• **Brief**
Copy out the listing that follows exactly, dropping every picture.

Records contained in a dataset:

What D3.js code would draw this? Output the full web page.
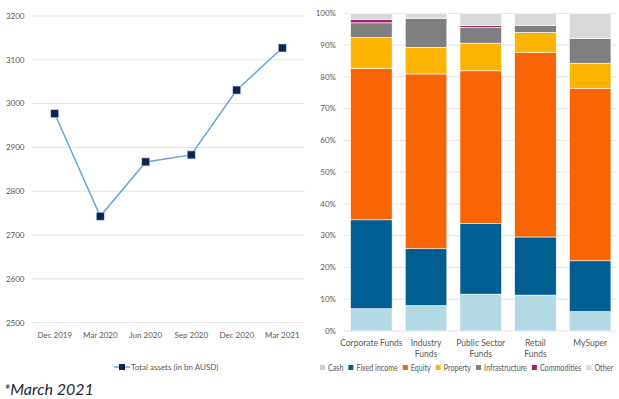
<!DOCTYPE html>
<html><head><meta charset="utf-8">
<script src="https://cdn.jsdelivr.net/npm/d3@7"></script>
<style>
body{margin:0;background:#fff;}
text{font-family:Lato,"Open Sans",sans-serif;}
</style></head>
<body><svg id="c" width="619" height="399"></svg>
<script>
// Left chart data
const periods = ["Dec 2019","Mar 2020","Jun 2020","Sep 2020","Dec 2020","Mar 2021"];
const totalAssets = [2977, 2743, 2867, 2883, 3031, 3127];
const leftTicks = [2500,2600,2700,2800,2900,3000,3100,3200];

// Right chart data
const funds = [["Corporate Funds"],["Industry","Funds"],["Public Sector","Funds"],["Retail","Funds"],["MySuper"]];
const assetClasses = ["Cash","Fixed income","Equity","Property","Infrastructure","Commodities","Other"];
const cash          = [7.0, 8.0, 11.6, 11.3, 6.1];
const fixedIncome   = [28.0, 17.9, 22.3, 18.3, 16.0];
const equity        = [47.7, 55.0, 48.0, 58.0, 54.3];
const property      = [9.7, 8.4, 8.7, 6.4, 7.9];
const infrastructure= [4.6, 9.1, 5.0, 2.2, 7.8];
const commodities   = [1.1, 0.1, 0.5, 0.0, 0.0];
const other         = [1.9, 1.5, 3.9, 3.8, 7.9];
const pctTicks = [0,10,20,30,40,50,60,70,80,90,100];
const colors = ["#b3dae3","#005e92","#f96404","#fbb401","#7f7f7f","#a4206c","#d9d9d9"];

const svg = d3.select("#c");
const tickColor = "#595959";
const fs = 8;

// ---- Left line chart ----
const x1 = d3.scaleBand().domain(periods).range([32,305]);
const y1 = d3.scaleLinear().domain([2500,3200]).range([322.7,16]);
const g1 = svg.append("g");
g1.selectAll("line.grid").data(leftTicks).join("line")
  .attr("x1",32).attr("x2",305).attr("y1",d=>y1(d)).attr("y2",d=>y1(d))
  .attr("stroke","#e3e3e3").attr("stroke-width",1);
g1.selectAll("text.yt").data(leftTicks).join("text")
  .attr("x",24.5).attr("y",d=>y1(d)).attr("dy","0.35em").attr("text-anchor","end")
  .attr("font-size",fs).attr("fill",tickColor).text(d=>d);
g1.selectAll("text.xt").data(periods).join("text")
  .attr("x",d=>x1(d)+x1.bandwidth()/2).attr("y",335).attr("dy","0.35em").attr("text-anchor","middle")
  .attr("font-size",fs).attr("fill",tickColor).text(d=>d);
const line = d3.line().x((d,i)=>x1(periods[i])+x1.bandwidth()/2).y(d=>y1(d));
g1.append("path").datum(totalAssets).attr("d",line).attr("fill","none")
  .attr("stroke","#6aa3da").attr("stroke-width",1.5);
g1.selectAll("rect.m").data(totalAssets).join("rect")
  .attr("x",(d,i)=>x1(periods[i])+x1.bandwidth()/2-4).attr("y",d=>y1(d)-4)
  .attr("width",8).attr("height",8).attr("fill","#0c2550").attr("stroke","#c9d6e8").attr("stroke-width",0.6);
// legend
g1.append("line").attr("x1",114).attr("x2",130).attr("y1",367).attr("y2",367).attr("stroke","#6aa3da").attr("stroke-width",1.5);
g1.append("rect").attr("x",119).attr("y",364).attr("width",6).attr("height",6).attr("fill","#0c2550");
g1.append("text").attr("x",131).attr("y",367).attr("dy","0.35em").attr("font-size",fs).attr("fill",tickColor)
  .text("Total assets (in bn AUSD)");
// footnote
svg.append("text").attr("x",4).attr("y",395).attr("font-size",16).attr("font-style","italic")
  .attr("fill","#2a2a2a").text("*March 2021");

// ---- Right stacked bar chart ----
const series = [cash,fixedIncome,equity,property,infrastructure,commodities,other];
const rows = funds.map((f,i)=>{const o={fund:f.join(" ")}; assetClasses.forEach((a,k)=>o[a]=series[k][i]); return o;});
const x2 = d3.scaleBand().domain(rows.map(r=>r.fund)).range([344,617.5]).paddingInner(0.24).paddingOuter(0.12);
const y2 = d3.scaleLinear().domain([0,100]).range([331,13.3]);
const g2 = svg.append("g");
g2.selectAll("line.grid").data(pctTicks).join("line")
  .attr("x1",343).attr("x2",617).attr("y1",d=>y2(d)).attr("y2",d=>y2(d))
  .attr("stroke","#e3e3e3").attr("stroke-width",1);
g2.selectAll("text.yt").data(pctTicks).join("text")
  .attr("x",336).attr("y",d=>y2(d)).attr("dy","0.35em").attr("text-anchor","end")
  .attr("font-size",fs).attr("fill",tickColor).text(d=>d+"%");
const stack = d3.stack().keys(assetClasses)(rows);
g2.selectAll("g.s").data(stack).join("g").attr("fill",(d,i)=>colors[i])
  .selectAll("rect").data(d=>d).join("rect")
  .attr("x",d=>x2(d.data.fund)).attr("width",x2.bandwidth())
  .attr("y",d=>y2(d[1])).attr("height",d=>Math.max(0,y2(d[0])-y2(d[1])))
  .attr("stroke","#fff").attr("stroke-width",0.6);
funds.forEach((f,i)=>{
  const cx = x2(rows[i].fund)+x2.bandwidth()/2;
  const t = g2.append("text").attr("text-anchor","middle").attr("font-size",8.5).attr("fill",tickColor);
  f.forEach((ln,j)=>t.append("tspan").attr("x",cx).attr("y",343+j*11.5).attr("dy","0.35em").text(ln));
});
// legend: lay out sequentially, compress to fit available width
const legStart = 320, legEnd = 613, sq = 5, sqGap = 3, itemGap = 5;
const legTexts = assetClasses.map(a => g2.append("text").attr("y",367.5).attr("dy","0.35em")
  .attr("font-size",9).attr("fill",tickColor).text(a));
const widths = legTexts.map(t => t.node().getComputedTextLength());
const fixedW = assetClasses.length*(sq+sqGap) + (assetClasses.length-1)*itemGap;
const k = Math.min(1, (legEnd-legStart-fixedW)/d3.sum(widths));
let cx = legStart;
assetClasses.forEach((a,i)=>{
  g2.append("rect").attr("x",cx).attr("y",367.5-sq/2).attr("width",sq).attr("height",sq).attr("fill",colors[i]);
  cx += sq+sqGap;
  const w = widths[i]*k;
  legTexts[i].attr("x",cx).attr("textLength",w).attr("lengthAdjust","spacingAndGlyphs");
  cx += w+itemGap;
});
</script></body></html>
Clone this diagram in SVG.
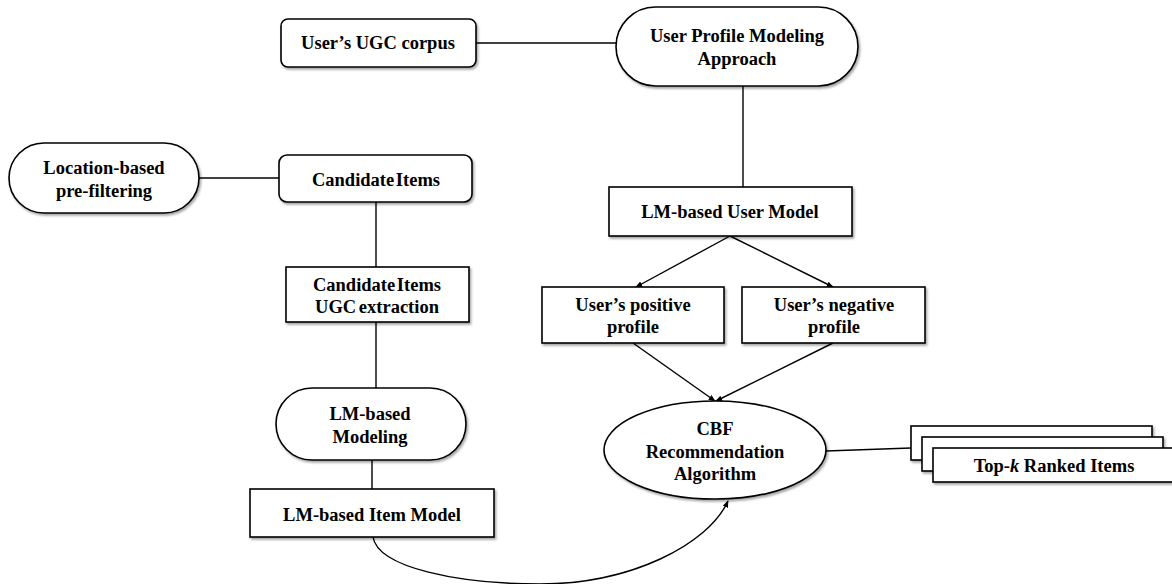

• **Solution for this problem**
What D3.js code would draw this? Output the full web page.
<!DOCTYPE html>
<html><head><meta charset="utf-8">
<script src="https://cdn.jsdelivr.net/npm/d3@7"></script>
<style>
body{margin:0;background:#fff;}
text{font-family:Lato,"Open Sans",sans-serif;}
</style></head>
<body><svg id="c" width="619" height="399"></svg>
<script>
// Left chart data
const periods = ["Dec 2019","Mar 2020","Jun 2020","Sep 2020","Dec 2020","Mar 2021"];
const totalAssets = [2977, 2743, 2867, 2883, 3031, 3127];
const leftTicks = [2500,2600,2700,2800,2900,3000,3100,3200];

// Right chart data
const funds = [["Corporate Funds"],["Industry","Funds"],["Public Sector","Funds"],["Retail","Funds"],["MySuper"]];
const assetClasses = ["Cash","Fixed income","Equity","Property","Infrastructure","Commodities","Other"];
const cash          = [7.0, 8.0, 11.6, 11.3, 6.1];
const fixedIncome   = [28.0, 17.9, 22.3, 18.3, 16.0];
const equity        = [47.7, 55.0, 48.0, 58.0, 54.3];
const property      = [9.7, 8.4, 8.7, 6.4, 7.9];
const infrastructure= [4.6, 9.1, 5.0, 2.2, 7.8];
const commodities   = [1.1, 0.1, 0.5, 0.0, 0.0];
const other         = [1.9, 1.5, 3.9, 3.8, 7.9];
const pctTicks = [0,10,20,30,40,50,60,70,80,90,100];
const colors = ["#b3dae3","#005e92","#f96404","#fbb401","#7f7f7f","#a4206c","#d9d9d9"];

const svg = d3.select("#c");
const tickColor = "#595959";
const fs = 8;

// ---- Left line chart ----
const x1 = d3.scaleBand().domain(periods).range([32,305]);
const y1 = d3.scaleLinear().domain([2500,3200]).range([322.7,16]);
const g1 = svg.append("g");
g1.selectAll("line.grid").data(leftTicks).join("line")
  .attr("x1",32).attr("x2",305).attr("y1",d=>y1(d)).attr("y2",d=>y1(d))
  .attr("stroke","#e3e3e3").attr("stroke-width",1);
g1.selectAll("text.yt").data(leftTicks).join("text")
  .attr("x",24.5).attr("y",d=>y1(d)).attr("dy","0.35em").attr("text-anchor","end")
  .attr("font-size",fs).attr("fill",tickColor).text(d=>d);
g1.selectAll("text.xt").data(periods).join("text")
  .attr("x",d=>x1(d)+x1.bandwidth()/2).attr("y",335).attr("dy","0.35em").attr("text-anchor","middle")
  .attr("font-size",fs).attr("fill",tickColor).text(d=>d);
const line = d3.line().x((d,i)=>x1(periods[i])+x1.bandwidth()/2).y(d=>y1(d));
g1.append("path").datum(totalAssets).attr("d",line).attr("fill","none")
  .attr("stroke","#6aa3da").attr("stroke-width",1.5);
g1.selectAll("rect.m").data(totalAssets).join("rect")
  .attr("x",(d,i)=>x1(periods[i])+x1.bandwidth()/2-4).attr("y",d=>y1(d)-4)
  .attr("width",8).attr("height",8).attr("fill","#0c2550").attr("stroke","#c9d6e8").attr("stroke-width",0.6);
// legend
g1.append("line").attr("x1",114).attr("x2",130).attr("y1",367).attr("y2",367).attr("stroke","#6aa3da").attr("stroke-width",1.5);
g1.append("rect").attr("x",119).attr("y",364).attr("width",6).attr("height",6).attr("fill","#0c2550");
g1.append("text").attr("x",131).attr("y",367).attr("dy","0.35em").attr("font-size",fs).attr("fill",tickColor)
  .text("Total assets (in bn AUSD)");
// footnote
svg.append("text").attr("x",4).attr("y",395).attr("font-size",16).attr("font-style","italic")
  .attr("fill","#2a2a2a").text("*March 2021");

// ---- Right stacked bar chart ----
const series = [cash,fixedIncome,equity,property,infrastructure,commodities,other];
const rows = funds.map((f,i)=>{const o={fund:f.join(" ")}; assetClasses.forEach((a,k)=>o[a]=series[k][i]); return o;});
const x2 = d3.scaleBand().domain(rows.map(r=>r.fund)).range([344,617.5]).paddingInner(0.24).paddingOuter(0.12);
const y2 = d3.scaleLinear().domain([0,100]).range([331,13.3]);
const g2 = svg.append("g");
g2.selectAll("line.grid").data(pctTicks).join("line")
  .attr("x1",343).attr("x2",617).attr("y1",d=>y2(d)).attr("y2",d=>y2(d))
  .attr("stroke","#e3e3e3").attr("stroke-width",1);
g2.selectAll("text.yt").data(pctTicks).join("text")
  .attr("x",336).attr("y",d=>y2(d)).attr("dy","0.35em").attr("text-anchor","end")
  .attr("font-size",fs).attr("fill",tickColor).text(d=>d+"%");
const stack = d3.stack().keys(assetClasses)(rows);
g2.selectAll("g.s").data(stack).join("g").attr("fill",(d,i)=>colors[i])
  .selectAll("rect").data(d=>d).join("rect")
  .attr("x",d=>x2(d.data.fund)).attr("width",x2.bandwidth())
  .attr("y",d=>y2(d[1])).attr("height",d=>Math.max(0,y2(d[0])-y2(d[1])))
  .attr("stroke","#fff").attr("stroke-width",0.6);
funds.forEach((f,i)=>{
  const cx = x2(rows[i].fund)+x2.bandwidth()/2;
  const t = g2.append("text").attr("text-anchor","middle").attr("font-size",8.5).attr("fill",tickColor);
  f.forEach((ln,j)=>t.append("tspan").attr("x",cx).attr("y",343+j*11.5).attr("dy","0.35em").text(ln));
});
// legend: lay out sequentially, compress to fit available width
const legStart = 320, legEnd = 613, sq = 5, sqGap = 3, itemGap = 5;
const legTexts = assetClasses.map(a => g2.append("text").attr("y",367.5).attr("dy","0.35em")
  .attr("font-size",9).attr("fill",tickColor).text(a));
const widths = legTexts.map(t => t.node().getComputedTextLength());
const fixedW = assetClasses.length*(sq+sqGap) + (assetClasses.length-1)*itemGap;
const k = Math.min(1, (legEnd-legStart-fixedW)/d3.sum(widths));
let cx = legStart;
assetClasses.forEach((a,i)=>{
  g2.append("rect").attr("x",cx).attr("y",367.5-sq/2).attr("width",sq).attr("height",sq).attr("fill",colors[i]);
  cx += sq+sqGap;
  const w = widths[i]*k;
  legTexts[i].attr("x",cx).attr("textLength",w).attr("lengthAdjust","spacingAndGlyphs");
  cx += w+itemGap;
});
</script></body></html>
Clone this diagram in SVG.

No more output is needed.